## Entries shown
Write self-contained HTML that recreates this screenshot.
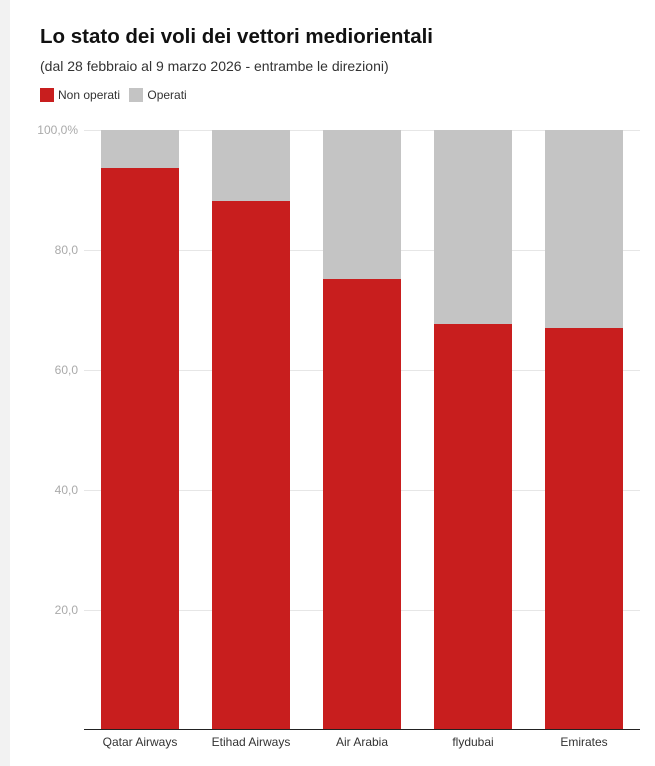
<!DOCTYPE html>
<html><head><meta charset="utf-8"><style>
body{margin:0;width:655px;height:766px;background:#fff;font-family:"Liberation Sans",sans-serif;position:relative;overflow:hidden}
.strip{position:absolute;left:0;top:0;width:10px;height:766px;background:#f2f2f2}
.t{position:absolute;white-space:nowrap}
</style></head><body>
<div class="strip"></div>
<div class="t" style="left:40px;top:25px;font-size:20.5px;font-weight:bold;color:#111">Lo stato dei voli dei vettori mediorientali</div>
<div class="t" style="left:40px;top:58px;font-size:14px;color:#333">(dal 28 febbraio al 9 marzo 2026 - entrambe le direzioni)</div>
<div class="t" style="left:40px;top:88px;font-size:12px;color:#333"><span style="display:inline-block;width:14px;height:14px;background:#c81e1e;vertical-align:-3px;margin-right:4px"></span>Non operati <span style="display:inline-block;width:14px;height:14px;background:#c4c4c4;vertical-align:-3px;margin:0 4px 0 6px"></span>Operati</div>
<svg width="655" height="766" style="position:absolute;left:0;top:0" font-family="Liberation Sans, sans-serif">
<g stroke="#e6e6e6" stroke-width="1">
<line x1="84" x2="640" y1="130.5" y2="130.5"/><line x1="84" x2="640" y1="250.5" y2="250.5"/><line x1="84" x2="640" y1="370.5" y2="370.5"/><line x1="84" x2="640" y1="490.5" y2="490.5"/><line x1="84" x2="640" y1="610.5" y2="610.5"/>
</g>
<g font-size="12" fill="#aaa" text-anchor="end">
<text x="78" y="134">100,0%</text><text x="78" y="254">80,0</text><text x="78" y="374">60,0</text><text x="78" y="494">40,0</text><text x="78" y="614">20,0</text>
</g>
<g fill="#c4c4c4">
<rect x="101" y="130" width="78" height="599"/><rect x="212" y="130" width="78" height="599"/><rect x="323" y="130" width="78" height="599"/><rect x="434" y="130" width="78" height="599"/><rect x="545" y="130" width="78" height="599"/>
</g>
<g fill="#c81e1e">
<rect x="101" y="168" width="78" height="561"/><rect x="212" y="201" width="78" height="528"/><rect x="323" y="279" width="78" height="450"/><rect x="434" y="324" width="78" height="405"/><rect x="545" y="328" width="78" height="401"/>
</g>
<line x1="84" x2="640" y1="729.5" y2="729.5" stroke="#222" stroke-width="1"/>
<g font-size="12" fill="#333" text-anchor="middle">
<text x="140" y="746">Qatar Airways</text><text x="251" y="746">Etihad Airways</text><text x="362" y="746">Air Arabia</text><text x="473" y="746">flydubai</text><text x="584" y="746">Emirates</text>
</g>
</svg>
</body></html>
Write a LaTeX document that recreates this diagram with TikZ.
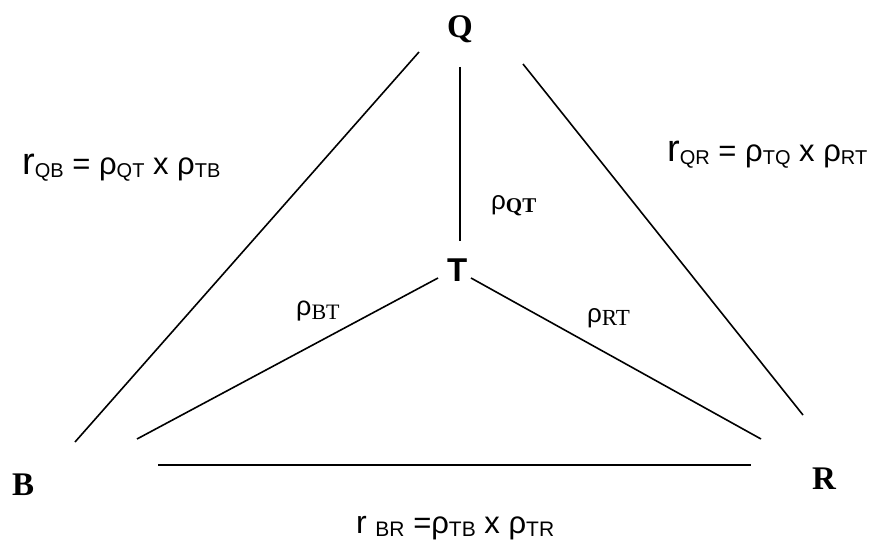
* * *
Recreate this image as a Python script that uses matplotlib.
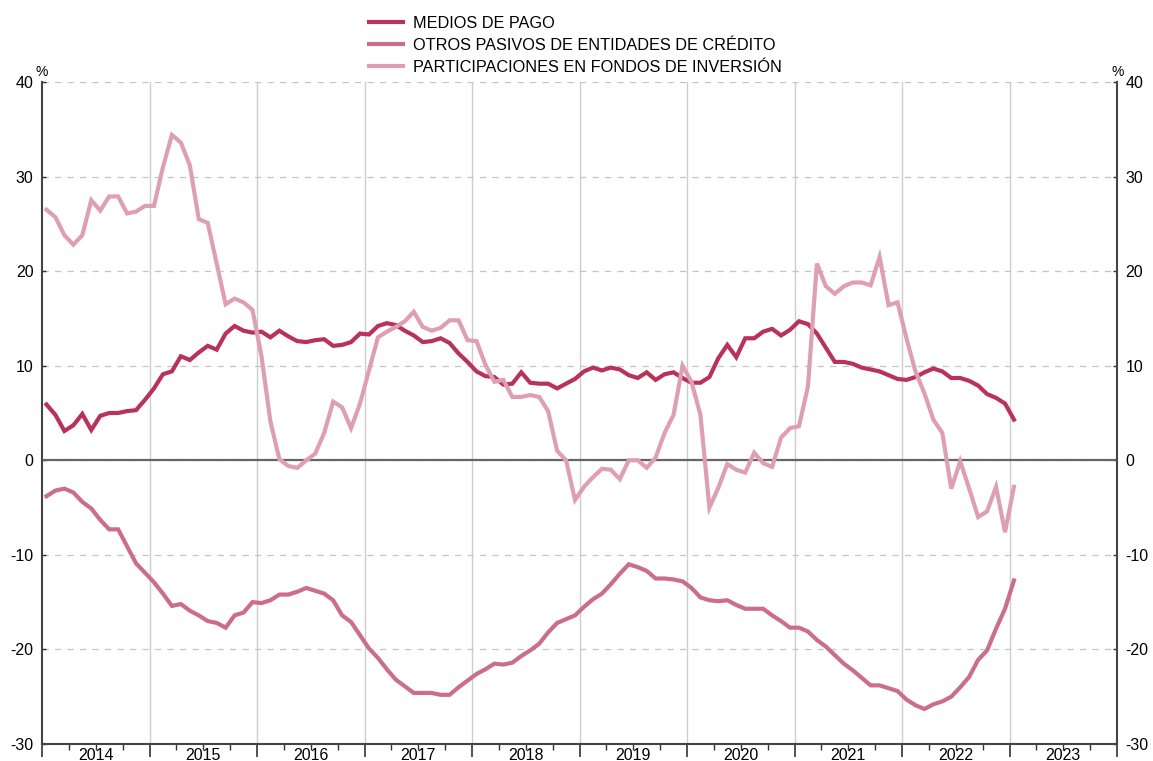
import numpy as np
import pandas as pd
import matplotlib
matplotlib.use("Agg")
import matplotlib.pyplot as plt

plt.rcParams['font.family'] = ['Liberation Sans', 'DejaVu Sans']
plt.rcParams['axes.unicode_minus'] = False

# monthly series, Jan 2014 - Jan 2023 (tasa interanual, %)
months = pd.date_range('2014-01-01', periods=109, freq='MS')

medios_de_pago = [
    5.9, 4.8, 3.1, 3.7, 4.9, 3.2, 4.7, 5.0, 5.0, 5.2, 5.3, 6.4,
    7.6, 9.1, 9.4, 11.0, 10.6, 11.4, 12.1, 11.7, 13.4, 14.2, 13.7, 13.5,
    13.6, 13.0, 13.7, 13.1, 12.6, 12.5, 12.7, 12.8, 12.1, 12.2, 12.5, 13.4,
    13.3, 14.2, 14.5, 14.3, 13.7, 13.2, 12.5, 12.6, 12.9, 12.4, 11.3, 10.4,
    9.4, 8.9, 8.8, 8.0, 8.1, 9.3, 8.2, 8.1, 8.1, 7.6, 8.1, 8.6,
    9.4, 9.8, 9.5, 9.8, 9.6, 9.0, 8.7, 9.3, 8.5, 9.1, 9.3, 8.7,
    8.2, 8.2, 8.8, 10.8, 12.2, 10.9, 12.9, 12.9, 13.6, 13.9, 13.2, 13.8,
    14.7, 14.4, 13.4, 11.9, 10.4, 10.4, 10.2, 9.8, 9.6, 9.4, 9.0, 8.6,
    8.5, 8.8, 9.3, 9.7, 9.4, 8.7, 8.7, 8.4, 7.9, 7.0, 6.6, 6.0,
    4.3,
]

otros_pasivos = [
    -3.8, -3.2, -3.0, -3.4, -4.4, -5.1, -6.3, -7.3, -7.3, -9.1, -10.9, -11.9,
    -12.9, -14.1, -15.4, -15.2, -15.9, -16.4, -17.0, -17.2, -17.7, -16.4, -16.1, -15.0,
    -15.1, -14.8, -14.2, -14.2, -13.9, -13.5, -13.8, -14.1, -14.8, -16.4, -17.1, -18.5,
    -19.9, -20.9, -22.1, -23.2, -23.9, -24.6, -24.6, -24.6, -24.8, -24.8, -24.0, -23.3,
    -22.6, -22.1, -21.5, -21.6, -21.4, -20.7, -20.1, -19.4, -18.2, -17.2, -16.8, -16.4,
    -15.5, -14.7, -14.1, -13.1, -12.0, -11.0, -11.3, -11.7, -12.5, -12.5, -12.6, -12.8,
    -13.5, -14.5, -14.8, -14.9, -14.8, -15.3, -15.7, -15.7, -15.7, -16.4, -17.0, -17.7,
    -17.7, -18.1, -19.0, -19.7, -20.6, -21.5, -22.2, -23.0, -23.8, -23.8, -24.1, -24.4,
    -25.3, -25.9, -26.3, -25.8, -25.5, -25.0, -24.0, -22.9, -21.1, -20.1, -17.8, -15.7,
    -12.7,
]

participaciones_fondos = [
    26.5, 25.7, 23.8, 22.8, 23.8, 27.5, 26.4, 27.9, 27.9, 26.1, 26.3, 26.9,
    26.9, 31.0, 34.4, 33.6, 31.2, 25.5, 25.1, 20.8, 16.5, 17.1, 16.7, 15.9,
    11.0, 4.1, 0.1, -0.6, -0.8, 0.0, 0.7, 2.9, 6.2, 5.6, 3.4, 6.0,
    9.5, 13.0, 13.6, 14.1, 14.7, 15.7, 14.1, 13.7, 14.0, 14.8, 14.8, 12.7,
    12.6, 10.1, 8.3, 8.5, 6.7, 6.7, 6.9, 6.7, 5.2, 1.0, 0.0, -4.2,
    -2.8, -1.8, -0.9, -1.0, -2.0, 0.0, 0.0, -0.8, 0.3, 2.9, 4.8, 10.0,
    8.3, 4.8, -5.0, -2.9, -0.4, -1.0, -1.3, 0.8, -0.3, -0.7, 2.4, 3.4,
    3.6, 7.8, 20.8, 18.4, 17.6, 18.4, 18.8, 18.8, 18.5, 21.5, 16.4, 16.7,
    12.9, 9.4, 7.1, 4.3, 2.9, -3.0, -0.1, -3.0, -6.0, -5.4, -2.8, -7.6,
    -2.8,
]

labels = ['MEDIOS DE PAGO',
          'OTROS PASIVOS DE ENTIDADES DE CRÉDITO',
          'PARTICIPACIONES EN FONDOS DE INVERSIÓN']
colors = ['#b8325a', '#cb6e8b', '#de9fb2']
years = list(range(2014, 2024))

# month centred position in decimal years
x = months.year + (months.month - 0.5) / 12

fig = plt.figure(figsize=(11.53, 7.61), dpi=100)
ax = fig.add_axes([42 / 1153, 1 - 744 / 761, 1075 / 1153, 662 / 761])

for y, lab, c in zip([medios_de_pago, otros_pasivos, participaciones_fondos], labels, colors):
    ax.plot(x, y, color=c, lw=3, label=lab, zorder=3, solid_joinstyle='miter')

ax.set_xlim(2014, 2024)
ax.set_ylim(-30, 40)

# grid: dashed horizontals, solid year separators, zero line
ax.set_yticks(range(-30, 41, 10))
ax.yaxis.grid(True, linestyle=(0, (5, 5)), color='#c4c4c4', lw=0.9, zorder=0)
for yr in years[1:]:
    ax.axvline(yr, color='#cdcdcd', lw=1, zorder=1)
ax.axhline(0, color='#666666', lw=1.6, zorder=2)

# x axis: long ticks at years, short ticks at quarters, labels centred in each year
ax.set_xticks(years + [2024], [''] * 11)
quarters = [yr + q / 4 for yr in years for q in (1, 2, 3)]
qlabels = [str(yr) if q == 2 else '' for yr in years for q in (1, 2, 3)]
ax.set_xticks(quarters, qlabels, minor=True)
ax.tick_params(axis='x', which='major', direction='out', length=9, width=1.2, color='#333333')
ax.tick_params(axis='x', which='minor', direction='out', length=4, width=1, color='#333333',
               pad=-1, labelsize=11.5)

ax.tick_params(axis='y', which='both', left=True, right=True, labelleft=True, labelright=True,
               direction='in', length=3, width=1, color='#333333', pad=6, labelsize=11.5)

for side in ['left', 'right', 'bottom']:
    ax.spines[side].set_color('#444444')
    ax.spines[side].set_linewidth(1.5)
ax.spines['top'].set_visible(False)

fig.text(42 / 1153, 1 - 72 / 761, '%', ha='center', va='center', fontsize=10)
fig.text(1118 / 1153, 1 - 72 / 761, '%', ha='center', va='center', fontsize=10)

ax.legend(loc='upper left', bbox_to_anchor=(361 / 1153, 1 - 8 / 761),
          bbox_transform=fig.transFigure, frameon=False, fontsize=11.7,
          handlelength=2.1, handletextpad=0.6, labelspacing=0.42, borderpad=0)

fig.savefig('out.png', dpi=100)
==
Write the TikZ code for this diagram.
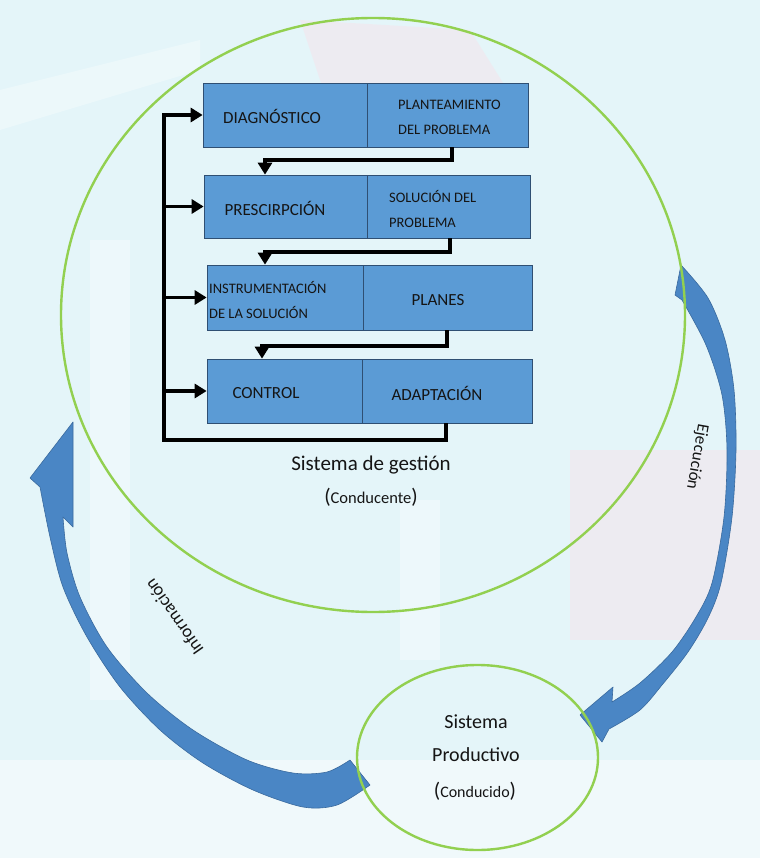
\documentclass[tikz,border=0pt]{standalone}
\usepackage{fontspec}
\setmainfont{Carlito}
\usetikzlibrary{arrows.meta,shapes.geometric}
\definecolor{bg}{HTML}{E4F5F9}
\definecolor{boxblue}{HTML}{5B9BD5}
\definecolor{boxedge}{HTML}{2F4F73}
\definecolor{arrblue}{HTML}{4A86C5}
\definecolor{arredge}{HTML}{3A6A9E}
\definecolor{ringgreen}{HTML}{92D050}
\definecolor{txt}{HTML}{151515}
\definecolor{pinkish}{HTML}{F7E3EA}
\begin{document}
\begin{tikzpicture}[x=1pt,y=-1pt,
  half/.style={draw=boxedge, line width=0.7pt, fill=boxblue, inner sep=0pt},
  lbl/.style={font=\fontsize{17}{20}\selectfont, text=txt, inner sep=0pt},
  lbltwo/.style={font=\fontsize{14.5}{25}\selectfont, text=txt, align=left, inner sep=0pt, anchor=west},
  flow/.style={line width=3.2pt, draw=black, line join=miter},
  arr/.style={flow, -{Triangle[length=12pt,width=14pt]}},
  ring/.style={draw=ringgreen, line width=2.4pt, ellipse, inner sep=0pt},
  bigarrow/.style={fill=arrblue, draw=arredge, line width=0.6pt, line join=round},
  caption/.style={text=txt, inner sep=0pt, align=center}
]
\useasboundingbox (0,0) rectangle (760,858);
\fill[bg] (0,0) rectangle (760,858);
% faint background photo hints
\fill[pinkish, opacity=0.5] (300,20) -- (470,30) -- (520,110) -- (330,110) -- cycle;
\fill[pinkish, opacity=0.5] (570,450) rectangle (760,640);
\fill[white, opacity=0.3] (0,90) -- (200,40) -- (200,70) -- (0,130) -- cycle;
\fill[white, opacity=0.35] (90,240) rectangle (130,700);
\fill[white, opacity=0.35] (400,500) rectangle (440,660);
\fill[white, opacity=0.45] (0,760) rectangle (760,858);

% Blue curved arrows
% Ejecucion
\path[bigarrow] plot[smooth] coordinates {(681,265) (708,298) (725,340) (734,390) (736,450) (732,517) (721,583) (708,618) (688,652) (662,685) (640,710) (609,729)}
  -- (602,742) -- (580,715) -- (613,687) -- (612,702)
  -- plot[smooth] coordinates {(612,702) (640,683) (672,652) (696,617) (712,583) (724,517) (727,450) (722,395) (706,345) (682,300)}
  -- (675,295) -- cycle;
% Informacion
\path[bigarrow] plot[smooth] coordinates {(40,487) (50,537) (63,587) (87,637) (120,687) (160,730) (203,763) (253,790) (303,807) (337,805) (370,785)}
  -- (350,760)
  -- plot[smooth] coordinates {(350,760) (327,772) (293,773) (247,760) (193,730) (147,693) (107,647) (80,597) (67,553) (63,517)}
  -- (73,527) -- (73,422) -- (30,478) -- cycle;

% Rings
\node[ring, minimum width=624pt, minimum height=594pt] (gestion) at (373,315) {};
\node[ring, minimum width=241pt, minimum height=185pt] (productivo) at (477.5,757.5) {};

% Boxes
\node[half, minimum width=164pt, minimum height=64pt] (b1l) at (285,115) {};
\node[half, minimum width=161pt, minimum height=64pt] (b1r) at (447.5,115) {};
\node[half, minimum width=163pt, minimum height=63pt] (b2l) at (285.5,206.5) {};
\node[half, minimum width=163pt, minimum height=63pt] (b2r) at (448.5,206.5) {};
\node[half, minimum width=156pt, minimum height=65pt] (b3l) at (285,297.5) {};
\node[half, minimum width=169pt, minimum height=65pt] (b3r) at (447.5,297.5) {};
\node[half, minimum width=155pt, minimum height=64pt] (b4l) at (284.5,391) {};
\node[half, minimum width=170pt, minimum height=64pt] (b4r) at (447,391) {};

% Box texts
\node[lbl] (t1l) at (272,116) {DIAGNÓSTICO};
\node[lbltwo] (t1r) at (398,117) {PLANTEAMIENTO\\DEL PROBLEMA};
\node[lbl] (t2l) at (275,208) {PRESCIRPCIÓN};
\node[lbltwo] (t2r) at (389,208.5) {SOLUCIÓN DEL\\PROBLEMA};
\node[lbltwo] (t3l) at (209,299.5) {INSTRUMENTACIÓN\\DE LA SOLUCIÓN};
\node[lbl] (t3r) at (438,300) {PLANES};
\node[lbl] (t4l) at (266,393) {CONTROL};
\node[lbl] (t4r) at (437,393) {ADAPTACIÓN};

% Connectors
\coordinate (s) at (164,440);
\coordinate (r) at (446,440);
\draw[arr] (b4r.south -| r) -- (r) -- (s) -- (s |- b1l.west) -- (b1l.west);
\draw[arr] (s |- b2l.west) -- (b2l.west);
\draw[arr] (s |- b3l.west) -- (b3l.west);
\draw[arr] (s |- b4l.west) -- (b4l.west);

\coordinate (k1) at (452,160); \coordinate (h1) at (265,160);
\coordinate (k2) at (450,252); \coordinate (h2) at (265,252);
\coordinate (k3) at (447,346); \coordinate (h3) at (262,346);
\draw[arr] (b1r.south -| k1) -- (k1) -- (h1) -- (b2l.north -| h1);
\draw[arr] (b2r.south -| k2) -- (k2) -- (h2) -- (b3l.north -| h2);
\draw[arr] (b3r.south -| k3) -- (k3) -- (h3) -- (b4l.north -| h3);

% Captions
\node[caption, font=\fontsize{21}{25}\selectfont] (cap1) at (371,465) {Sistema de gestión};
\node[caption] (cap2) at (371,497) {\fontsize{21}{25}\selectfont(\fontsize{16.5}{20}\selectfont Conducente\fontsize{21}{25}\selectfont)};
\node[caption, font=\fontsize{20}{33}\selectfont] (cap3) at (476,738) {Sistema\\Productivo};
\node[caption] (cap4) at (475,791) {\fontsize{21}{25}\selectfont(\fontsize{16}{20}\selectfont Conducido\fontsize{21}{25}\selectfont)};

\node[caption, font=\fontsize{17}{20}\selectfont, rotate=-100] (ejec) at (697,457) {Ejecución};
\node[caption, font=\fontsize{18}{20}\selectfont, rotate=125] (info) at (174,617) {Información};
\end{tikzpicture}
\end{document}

## What you are asked to do
Above are some records; extract exactly the lines from the one containing "Recreate this image" through the one containing "months = pd.date_range('2014-01-01', periods=109, freq='MS')" and drop the pictures.

## Completed task
Recreate this image as a Python script that uses matplotlib.
import numpy as np
import pandas as pd
import matplotlib
matplotlib.use("Agg")
import matplotlib.pyplot as plt

plt.rcParams['font.family'] = ['Liberation Sans', 'DejaVu Sans']
plt.rcParams['axes.unicode_minus'] = False

# monthly series, Jan 2014 - Jan 2023 (tasa interanual, %)
months = pd.date_range('2014-01-01', periods=109, freq='MS')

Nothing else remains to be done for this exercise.